Democrats reach agreement with Douglas on economic stimulus package

(Speaker Gaye Symington) "It’s very clear to me that Governor Douglas is looking to make this the focus of the end of the session, and to turn our good work into an argument over the sales tax holiday."

(Governor Jim Douglas) "… or that it was somehow a distraction. But this is a good example of what state government can achieve when all points are considered. Strengthening the economy is the top priority and progress triumphs over partisanship.”


NRC says Yankee may not be able to tap decommissioning fund

(NRC spokeswoman Diane Screnci) "We haven’t finished our review of the plan. But I can tell you that the regulations require that the funds be used for decommissioning purposes only."

Food prices rise, demand for Food Stamps up

(Robert Dostis, Vermont Campaign to End Childhood Hunger) "Families are being put in the position to use what little discretionary money they have for food to cover those other expenses: a roof over their head, and gas for their cars and heating their homes."


Third of Vermont’s schools fail to increase test scores

(Steve Perkins, incoming superintendent of Winooski schools) "We need to first identify which students didn’t do well on a test, if there’s a certain group of students. Then we need to plan special programs that will help them to bring up their test scores."


Opponents of ‘two vote’ school budget push for repeal

(Senator Dick McCormack) "The two-vote implies that school boards are not doing their job. And I think they are and it’s really an insult to the school boards and for that matter to the local voters."

Proposed exemption for Bellows Falls mural worries enforcement agencies

(John LaBarge, Agency of Transportation) "I think one of the fears they had was that this is going to be the beginning of the end of the billboard law.

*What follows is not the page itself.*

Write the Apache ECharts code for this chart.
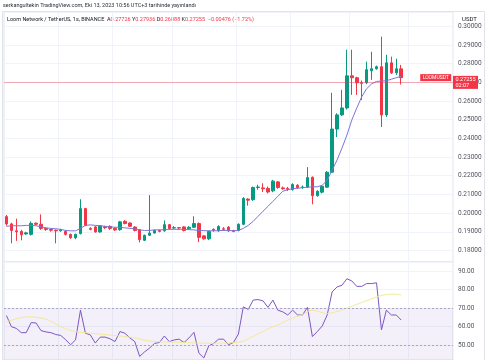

And so therefore we end up with a large proliferation of these signs across the state, and there’s nothing that would stop that."

House approves bill banning phthalates in baby toys

(Rep. Norman McAllister) "I got my rubber ducky here. (squeaks) It was said in one of the reports we saw that a person would have to consume 3,400 of these …. I’m thinking maybe before they got all the way through that they’d have a bowel obstruction."